■ WRITTEN REQUEST: All of the data should be repeated exactly; pictures are not part of the copy.

■ PROVIDED MATERIAL:
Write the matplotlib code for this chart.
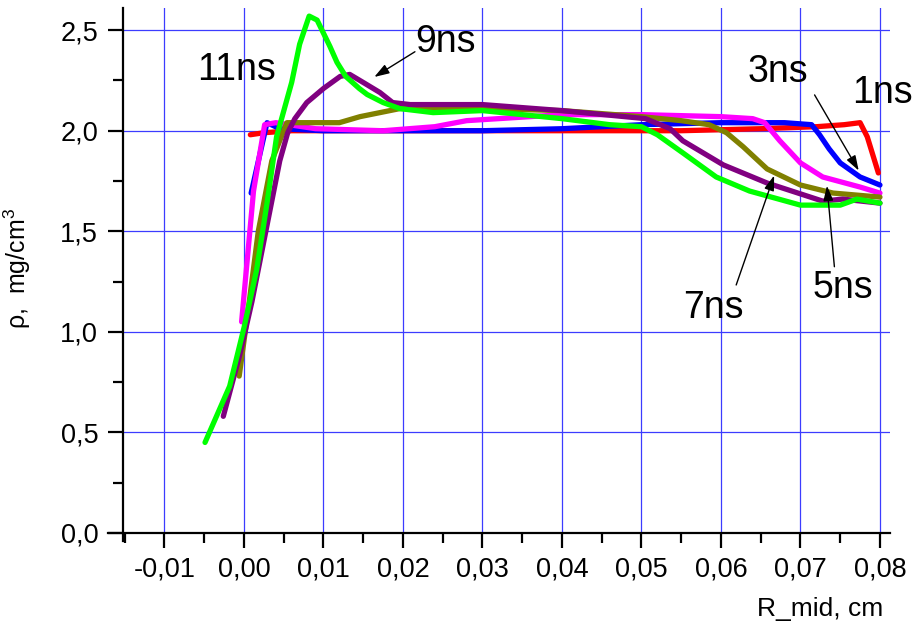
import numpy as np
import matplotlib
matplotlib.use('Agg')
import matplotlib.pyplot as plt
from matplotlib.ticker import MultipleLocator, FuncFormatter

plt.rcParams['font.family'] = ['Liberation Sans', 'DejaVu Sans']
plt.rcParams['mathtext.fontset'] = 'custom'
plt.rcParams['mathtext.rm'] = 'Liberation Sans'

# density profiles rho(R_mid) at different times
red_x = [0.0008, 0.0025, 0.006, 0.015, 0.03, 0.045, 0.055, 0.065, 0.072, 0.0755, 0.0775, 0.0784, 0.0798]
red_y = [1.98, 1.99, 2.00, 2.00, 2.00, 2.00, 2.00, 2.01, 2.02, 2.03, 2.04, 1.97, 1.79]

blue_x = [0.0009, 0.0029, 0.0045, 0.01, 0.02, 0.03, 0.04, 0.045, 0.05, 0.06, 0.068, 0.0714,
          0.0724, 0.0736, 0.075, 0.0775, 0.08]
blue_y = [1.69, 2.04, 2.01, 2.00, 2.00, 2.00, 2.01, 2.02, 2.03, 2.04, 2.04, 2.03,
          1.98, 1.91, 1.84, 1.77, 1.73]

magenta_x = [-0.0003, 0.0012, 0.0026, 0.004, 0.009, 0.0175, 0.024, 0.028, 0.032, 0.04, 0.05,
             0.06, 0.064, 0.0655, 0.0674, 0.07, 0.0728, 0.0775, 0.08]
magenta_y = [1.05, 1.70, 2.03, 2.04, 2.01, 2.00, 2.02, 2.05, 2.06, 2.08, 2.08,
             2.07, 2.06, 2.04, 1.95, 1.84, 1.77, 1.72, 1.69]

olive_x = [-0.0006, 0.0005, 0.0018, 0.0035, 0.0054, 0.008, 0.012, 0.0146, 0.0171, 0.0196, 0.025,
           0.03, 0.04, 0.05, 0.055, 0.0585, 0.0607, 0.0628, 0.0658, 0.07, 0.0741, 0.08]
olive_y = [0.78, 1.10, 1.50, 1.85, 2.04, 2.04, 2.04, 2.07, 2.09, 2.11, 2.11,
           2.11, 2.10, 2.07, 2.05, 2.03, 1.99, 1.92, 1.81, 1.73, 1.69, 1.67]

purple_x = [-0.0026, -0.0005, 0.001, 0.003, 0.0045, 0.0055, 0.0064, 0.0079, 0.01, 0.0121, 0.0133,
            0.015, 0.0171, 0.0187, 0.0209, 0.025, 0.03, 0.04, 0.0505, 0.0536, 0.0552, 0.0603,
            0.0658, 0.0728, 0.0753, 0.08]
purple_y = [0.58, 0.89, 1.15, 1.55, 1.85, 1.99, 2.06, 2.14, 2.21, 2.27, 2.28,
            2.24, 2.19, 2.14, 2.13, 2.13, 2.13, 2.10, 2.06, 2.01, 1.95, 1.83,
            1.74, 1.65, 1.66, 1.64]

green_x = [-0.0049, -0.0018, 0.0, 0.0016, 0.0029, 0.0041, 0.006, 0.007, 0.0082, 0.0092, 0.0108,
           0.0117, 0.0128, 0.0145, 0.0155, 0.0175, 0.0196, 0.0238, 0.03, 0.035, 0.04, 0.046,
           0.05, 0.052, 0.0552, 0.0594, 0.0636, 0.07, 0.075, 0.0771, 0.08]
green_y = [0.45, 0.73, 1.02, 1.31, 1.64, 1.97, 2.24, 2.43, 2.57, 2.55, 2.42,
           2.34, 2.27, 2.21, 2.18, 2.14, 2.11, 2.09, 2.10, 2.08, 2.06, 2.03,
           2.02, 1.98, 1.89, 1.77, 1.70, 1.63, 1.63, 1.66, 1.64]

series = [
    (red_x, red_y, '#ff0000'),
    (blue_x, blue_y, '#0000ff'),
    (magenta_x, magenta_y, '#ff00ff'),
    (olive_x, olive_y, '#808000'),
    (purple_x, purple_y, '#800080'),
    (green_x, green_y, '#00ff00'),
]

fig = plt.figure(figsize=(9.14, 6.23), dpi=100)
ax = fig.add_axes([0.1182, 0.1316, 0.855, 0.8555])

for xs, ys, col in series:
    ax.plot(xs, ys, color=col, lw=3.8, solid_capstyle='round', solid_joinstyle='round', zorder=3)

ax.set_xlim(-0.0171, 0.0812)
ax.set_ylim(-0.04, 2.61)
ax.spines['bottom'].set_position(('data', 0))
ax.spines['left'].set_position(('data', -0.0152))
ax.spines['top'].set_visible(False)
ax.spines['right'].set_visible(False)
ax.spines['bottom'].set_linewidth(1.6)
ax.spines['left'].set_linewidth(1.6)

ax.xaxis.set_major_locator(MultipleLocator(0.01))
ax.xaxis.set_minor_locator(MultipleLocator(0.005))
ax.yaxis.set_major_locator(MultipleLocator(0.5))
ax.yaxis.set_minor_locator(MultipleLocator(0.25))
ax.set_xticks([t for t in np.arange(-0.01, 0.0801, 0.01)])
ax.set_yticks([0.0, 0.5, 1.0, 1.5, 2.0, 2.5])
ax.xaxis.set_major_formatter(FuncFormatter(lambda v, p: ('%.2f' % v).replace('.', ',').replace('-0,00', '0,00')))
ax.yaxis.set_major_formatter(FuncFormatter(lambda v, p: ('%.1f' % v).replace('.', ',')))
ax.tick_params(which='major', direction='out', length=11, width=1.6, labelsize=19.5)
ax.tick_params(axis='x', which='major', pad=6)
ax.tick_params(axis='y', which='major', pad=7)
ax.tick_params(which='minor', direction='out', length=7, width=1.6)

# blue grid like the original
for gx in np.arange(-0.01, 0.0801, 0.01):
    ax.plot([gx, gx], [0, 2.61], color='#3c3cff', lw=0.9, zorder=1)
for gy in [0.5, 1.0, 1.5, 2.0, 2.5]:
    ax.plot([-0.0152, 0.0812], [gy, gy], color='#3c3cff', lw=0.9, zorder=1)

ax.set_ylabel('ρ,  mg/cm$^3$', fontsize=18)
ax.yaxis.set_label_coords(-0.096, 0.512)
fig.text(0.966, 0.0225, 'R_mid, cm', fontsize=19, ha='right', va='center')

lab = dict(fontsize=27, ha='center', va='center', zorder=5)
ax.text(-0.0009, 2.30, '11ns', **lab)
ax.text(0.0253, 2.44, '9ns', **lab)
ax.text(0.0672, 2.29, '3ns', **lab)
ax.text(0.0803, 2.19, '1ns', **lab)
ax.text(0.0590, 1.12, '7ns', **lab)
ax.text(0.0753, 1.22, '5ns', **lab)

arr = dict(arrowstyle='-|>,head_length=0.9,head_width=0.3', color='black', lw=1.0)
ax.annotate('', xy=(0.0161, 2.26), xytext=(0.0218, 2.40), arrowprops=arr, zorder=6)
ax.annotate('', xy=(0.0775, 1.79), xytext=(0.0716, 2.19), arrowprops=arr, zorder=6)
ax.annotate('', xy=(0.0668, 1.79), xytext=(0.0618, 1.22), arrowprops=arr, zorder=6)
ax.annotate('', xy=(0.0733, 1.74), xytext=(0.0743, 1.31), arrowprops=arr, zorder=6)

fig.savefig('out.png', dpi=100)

■ TASK RESPONSE:
Write the matplotlib code for this chart.
import numpy as np
import matplotlib
matplotlib.use('Agg')
import matplotlib.pyplot as plt
from matplotlib.ticker import MultipleLocator, FuncFormatter

plt.rcParams['font.family'] = ['Liberation Sans', 'DejaVu Sans']
plt.rcParams['mathtext.fontset'] = 'custom'
plt.rcParams['mathtext.rm'] = 'Liberation Sans'

# density profiles rho(R_mid) at different times
red_x = [0.0008, 0.0025, 0.006, 0.015, 0.03, 0.045, 0.055, 0.065, 0.072, 0.0755, 0.0775, 0.0784, 0.0798]
red_y = [1.98, 1.99, 2.00, 2.00, 2.00, 2.00, 2.00, 2.01, 2.02, 2.03, 2.04, 1.97, 1.79]

blue_x = [0.0009, 0.0029, 0.0045, 0.01, 0.02, 0.03, 0.04, 0.045, 0.05, 0.06, 0.068, 0.0714,
          0.0724, 0.0736, 0.075, 0.0775, 0.08]
blue_y = [1.69, 2.04, 2.01, 2.00, 2.00, 2.00, 2.01, 2.02, 2.03, 2.04, 2.04, 2.03,
          1.98, 1.91, 1.84, 1.77, 1.73]

magenta_x = [-0.0003, 0.0012, 0.0026, 0.004, 0.009, 0.0175, 0.024, 0.028, 0.032, 0.04, 0.05,
             0.06, 0.064, 0.0655, 0.0674, 0.07, 0.0728, 0.0775, 0.08]
magenta_y = [1.05, 1.70, 2.03, 2.04, 2.01, 2.00, 2.02, 2.05, 2.06, 2.08, 2.08,
             2.07, 2.06, 2.04, 1.95, 1.84, 1.77, 1.72, 1.69]

olive_x = [-0.0006, 0.0005, 0.0018, 0.0035, 0.0054, 0.008, 0.012, 0.0146, 0.0171, 0.0196, 0.025,
           0.03, 0.04, 0.05, 0.055, 0.0585, 0.0607, 0.0628, 0.0658, 0.07, 0.0741, 0.08]
olive_y = [0.78, 1.10, 1.50, 1.85, 2.04, 2.04, 2.04, 2.07, 2.09, 2.11, 2.11,
           2.11, 2.10, 2.07, 2.05, 2.03, 1.99, 1.92, 1.81, 1.73, 1.69, 1.67]

purple_x = [-0.0026, -0.0005, 0.001, 0.003, 0.0045, 0.0055, 0.0064, 0.0079, 0.01, 0.0121, 0.0133,
            0.015, 0.0171, 0.0187, 0.0209, 0.025, 0.03, 0.04, 0.0505, 0.0536, 0.0552, 0.0603,
            0.0658, 0.0728, 0.0753, 0.08]
purple_y = [0.58, 0.89, 1.15, 1.55, 1.85, 1.99, 2.06, 2.14, 2.21, 2.27, 2.28,
            2.24, 2.19, 2.14, 2.13, 2.13, 2.13, 2.10, 2.06, 2.01, 1.95, 1.83,
            1.74, 1.65, 1.66, 1.64]

green_x = [-0.0049, -0.0018, 0.0, 0.0016, 0.0029, 0.0041, 0.006, 0.007, 0.0082, 0.0092, 0.0108,
           0.0117, 0.0128, 0.0145, 0.0155, 0.0175, 0.0196, 0.0238, 0.03, 0.035, 0.04, 0.046,
           0.05, 0.052, 0.0552, 0.0594, 0.0636, 0.07, 0.075, 0.0771, 0.08]
green_y = [0.45, 0.73, 1.02, 1.31, 1.64, 1.97, 2.24, 2.43, 2.57, 2.55, 2.42,
           2.34, 2.27, 2.21, 2.18, 2.14, 2.11, 2.09, 2.10, 2.08, 2.06, 2.03,
           2.02, 1.98, 1.89, 1.77, 1.70, 1.63, 1.63, 1.66, 1.64]

series = [
    (red_x, red_y, '#ff0000'),
    (blue_x, blue_y, '#0000ff'),
    (magenta_x, magenta_y, '#ff00ff'),
    (olive_x, olive_y, '#808000'),
    (purple_x, purple_y, '#800080'),
    (green_x, green_y, '#00ff00'),
]

fig = plt.figure(figsize=(9.14, 6.23), dpi=100)
ax = fig.add_axes([0.1182, 0.1316, 0.855, 0.8555])

for xs, ys, col in series:
    ax.plot(xs, ys, color=col, lw=3.8, solid_capstyle='round', solid_joinstyle='round', zorder=3)

ax.set_xlim(-0.0171, 0.0812)
ax.set_ylim(-0.04, 2.61)
ax.spines['bottom'].set_position(('data', 0))
ax.spines['left'].set_position(('data', -0.0152))
ax.spines['top'].set_visible(False)
ax.spines['right'].set_visible(False)
ax.spines['bottom'].set_linewidth(1.6)
ax.spines['left'].set_linewidth(1.6)

ax.xaxis.set_major_locator(MultipleLocator(0.01))
ax.xaxis.set_minor_locator(MultipleLocator(0.005))
ax.yaxis.set_major_locator(MultipleLocator(0.5))
ax.yaxis.set_minor_locator(MultipleLocator(0.25))
ax.set_xticks([t for t in np.arange(-0.01, 0.0801, 0.01)])
ax.set_yticks([0.0, 0.5, 1.0, 1.5, 2.0, 2.5])
ax.xaxis.set_major_formatter(FuncFormatter(lambda v, p: ('%.2f' % v).replace('.', ',').replace('-0,00', '0,00')))
ax.yaxis.set_major_formatter(FuncFormatter(lambda v, p: ('%.1f' % v).replace('.', ',')))
ax.tick_params(which='major', direction='out', length=11, width=1.6, labelsize=19.5)
ax.tick_params(axis='x', which='major', pad=6)
ax.tick_params(axis='y', which='major', pad=7)
ax.tick_params(which='minor', direction='out', length=7, width=1.6)

# blue grid like the original
for gx in np.arange(-0.01, 0.0801, 0.01):
    ax.plot([gx, gx], [0, 2.61], color='#3c3cff', lw=0.9, zorder=1)
for gy in [0.5, 1.0, 1.5, 2.0, 2.5]:
    ax.plot([-0.0152, 0.0812], [gy, gy], color='#3c3cff', lw=0.9, zorder=1)

ax.set_ylabel('ρ,  mg/cm$^3$', fontsize=18)
ax.yaxis.set_label_coords(-0.096, 0.512)
fig.text(0.966, 0.0225, 'R_mid, cm', fontsize=19, ha='right', va='center')

lab = dict(fontsize=27, ha='center', va='center', zorder=5)
ax.text(-0.0009, 2.30, '11ns', **lab)
ax.text(0.0253, 2.44, '9ns', **lab)
ax.text(0.0672, 2.29, '3ns', **lab)
ax.text(0.0803, 2.19, '1ns', **lab)
ax.text(0.0590, 1.12, '7ns', **lab)
ax.text(0.0753, 1.22, '5ns', **lab)

arr = dict(arrowstyle='-|>,head_length=0.9,head_width=0.3', color='black', lw=1.0)
ax.annotate('', xy=(0.0161, 2.26), xytext=(0.0218, 2.40), arrowprops=arr, zorder=6)
ax.annotate('', xy=(0.0775, 1.79), xytext=(0.0716, 2.19), arrowprops=arr, zorder=6)
ax.annotate('', xy=(0.0668, 1.79), xytext=(0.0618, 1.22), arrowprops=arr, zorder=6)
ax.annotate('', xy=(0.0733, 1.74), xytext=(0.0743, 1.31), arrowprops=arr, zorder=6)

fig.savefig('out.png', dpi=100)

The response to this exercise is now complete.